◆ **Aim of the task**:
Go through the material below and copy all lines with "this".

※ ※ ※

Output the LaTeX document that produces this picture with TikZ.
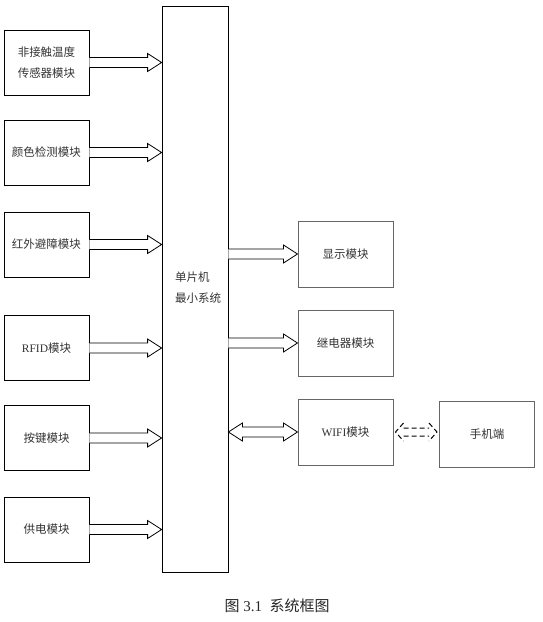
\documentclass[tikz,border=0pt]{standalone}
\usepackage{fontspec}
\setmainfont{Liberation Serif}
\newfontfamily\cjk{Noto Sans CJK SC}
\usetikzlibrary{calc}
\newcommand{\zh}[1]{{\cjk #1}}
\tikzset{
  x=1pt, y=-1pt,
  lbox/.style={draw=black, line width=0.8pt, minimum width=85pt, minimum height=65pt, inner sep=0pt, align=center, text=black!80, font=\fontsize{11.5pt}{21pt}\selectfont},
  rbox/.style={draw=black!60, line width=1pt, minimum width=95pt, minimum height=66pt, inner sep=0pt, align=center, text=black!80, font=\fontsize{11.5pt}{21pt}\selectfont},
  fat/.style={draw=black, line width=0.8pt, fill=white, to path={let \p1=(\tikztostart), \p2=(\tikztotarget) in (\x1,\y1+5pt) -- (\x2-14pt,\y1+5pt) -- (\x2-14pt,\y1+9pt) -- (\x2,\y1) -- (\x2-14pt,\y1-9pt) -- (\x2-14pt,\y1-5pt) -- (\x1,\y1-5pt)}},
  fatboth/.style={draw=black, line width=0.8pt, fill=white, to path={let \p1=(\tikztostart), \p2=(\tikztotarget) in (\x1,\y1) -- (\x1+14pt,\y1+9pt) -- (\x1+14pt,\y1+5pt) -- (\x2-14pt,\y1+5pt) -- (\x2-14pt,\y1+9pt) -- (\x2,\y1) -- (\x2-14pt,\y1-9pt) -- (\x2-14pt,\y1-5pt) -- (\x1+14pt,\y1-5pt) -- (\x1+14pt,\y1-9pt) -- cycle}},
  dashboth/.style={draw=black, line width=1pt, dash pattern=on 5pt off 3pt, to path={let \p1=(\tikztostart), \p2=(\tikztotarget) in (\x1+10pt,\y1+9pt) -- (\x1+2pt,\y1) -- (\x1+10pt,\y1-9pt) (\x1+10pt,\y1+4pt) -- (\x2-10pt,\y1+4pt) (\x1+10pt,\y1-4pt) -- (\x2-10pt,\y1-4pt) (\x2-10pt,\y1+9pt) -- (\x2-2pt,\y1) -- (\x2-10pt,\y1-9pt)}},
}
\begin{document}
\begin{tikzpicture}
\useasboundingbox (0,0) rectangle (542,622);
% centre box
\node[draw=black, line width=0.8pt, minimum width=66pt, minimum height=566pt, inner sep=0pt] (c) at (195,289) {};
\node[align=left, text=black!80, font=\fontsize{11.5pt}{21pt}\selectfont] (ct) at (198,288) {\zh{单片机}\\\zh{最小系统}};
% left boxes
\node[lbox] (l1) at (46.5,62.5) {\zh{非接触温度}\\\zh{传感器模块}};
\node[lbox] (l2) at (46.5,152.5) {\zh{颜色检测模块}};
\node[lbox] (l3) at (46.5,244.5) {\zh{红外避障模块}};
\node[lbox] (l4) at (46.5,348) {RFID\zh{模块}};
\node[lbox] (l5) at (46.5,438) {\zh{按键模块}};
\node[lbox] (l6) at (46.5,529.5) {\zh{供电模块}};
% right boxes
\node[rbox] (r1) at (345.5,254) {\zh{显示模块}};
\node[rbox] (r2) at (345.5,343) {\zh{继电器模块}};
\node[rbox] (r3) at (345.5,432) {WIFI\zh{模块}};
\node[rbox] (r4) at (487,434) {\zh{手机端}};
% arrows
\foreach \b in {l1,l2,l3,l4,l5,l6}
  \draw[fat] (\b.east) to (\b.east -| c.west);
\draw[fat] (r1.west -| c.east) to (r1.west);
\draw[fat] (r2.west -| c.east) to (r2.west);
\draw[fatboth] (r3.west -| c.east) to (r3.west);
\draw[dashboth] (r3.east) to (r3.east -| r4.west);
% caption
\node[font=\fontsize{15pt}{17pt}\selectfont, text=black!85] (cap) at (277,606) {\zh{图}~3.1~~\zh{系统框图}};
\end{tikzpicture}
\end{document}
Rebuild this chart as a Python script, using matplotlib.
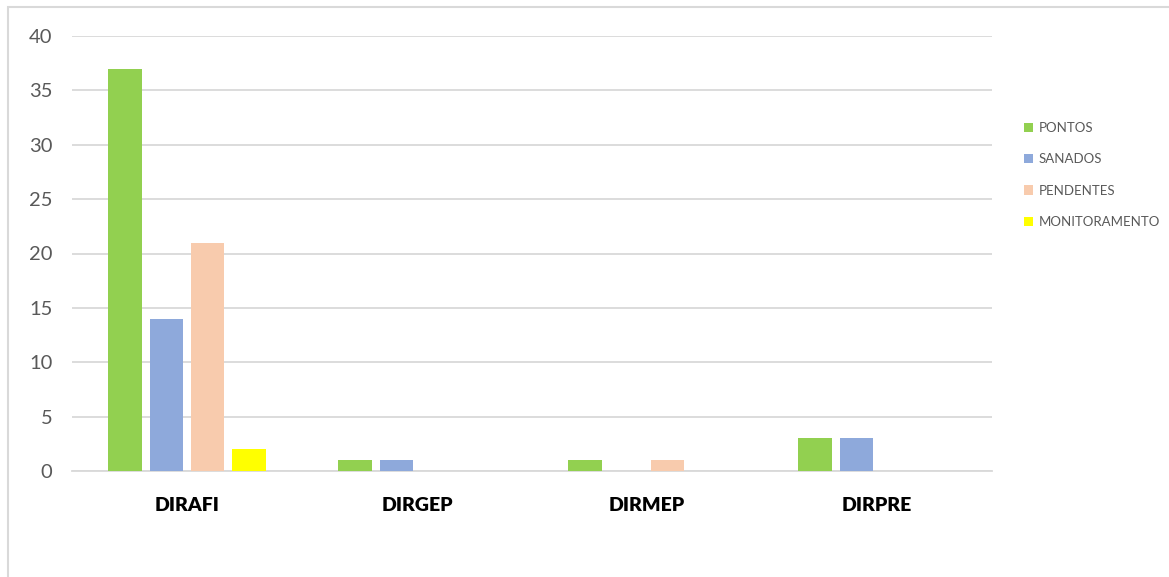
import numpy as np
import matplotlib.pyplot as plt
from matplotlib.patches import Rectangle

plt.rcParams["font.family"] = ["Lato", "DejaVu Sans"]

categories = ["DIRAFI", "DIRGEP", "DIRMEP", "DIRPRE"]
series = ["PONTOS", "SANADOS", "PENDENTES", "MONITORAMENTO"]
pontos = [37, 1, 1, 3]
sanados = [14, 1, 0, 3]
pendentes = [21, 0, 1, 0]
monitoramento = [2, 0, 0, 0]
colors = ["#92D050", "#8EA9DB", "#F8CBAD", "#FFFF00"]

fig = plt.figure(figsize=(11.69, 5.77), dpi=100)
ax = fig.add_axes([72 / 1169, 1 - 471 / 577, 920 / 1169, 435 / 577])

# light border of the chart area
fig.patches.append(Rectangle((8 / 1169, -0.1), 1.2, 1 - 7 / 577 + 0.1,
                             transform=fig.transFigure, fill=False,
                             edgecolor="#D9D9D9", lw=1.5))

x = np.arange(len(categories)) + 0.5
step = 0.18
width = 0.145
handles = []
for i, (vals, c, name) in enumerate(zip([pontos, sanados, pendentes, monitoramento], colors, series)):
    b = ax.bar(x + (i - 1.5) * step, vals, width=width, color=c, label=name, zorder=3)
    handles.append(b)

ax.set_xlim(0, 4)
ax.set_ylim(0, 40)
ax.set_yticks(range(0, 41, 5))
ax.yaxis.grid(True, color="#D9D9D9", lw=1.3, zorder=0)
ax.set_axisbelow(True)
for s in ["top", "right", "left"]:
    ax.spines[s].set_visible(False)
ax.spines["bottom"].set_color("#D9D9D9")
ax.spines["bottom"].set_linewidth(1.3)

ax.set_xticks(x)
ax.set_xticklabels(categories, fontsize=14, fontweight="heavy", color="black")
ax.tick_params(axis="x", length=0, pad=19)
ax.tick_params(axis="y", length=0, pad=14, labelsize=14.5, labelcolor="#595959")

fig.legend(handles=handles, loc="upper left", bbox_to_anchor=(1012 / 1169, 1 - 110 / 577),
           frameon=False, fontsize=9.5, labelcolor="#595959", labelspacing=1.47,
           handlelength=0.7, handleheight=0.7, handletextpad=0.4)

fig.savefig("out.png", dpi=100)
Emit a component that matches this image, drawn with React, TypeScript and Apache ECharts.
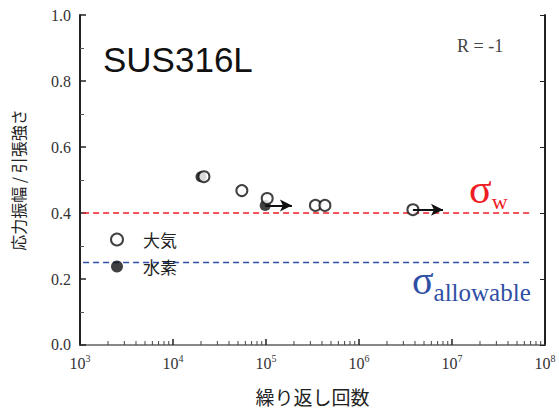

※ ※ ※

◆ **Response**:
Output the LaTeX document that produces this picture with TikZ.
Rebuild this chart as a Python script, using matplotlib.
Emit a component that matches this image, drawn with React, TypeScript and Apache ECharts.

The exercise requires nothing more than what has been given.